El Eln no tiene más salida que la negociación y la está saboteando. Optar por el terrorismo urbano es una operación kamikaze porque no se compadece con la fragilidad militar de su movimiento.

Si los diálogos fracasan, el Eln pasa a ser la única guerrilla que un ejército especializado en matar guerrilleros tendría que combatir. Un ejército que decimó a las Farc en una década y media volcaría toda su logística, equipamiento militar y bombas inteligentes contra los líderes del Eln. Si no se esconden en otros países caerán más pronto que tarde. Incluso si toda su jefatura se resguardase en Venezuela, desde otro país logísticamente no es tan fácil mantener la cohesión de una organización. 

No estamos en 1980. El Eln no sobrevivirá como movimiento sin convertirse en un cartel de la cocaína hecho y derecho. ¿Acaso es eso lo que pretenden? Quizás. Lo sabrán ellos. 

A menos que el ejército relaje la presión militar sobre el Eln, o permita que los residuos de las Farc y sus rutas de narcotráfico revitalicen militarmente a esa guerrilla, sus días están contados. 

En estas conversaciones debe haber deseos de paz, pero también el realismo que hace posible la construcción de una negociación política exitosa. Si el Eln aprovecha un amague de diálogo para apoderarse de lo que dejaron las Farc, volveremos a tener una guerra muy larga. Calcular en qué momento dejar los diálogos es una decisión de enorme responsabilidad histórica. 

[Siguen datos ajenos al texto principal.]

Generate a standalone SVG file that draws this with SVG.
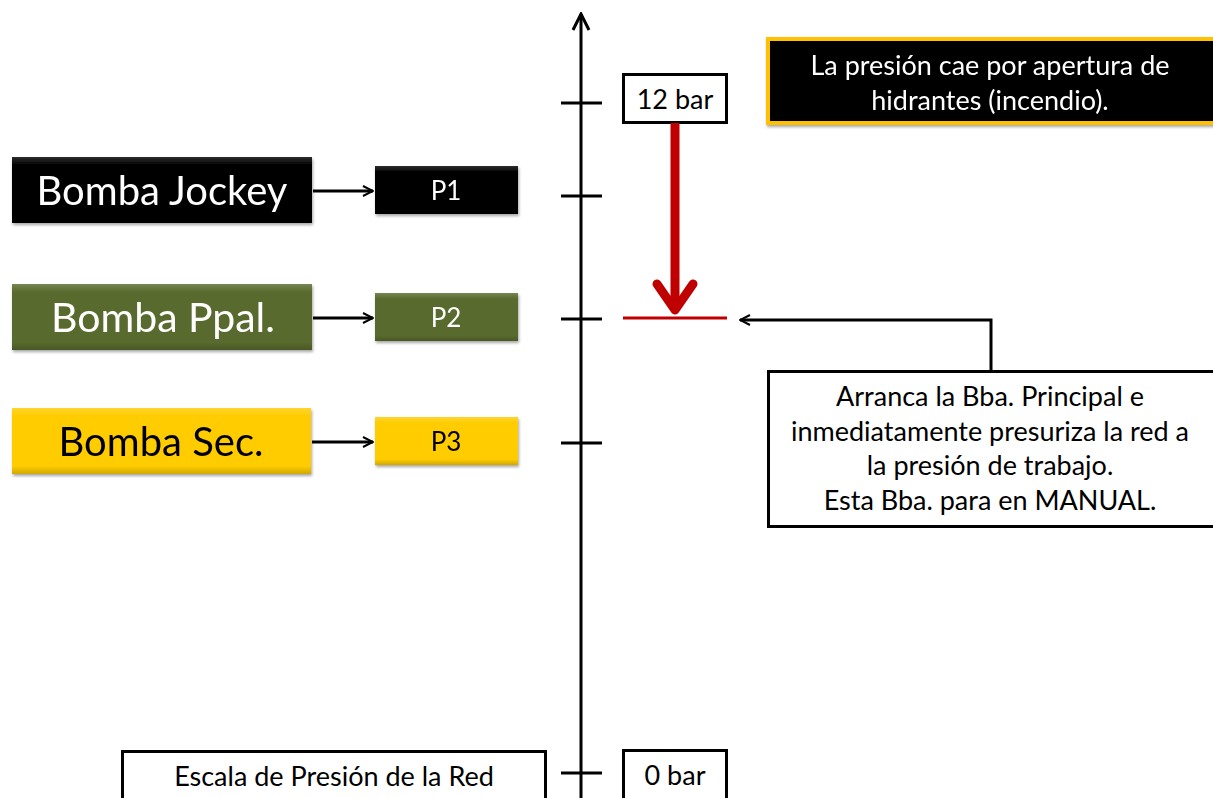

Por supuesto, el camino ideal no es volver a la guerra, matar cabecillas y volver a negociar. Eso no tiene ningún sentido humanitario. Sería preferible ver al Eln hacer un acto público de contrición y presenciar un giro en su postura. Que trate de recuperar la confianza que hizo estallar en La Macarena. Lo primero no va a pasar. Lo segundo, quizás, pero no hay que darles demasiadas oportunidades. Una guerrilla de 1.500 hombres, si se combate de forma profesional, sin echar mano de paramilitares y de masacres, en franca lid tiene sus días contados.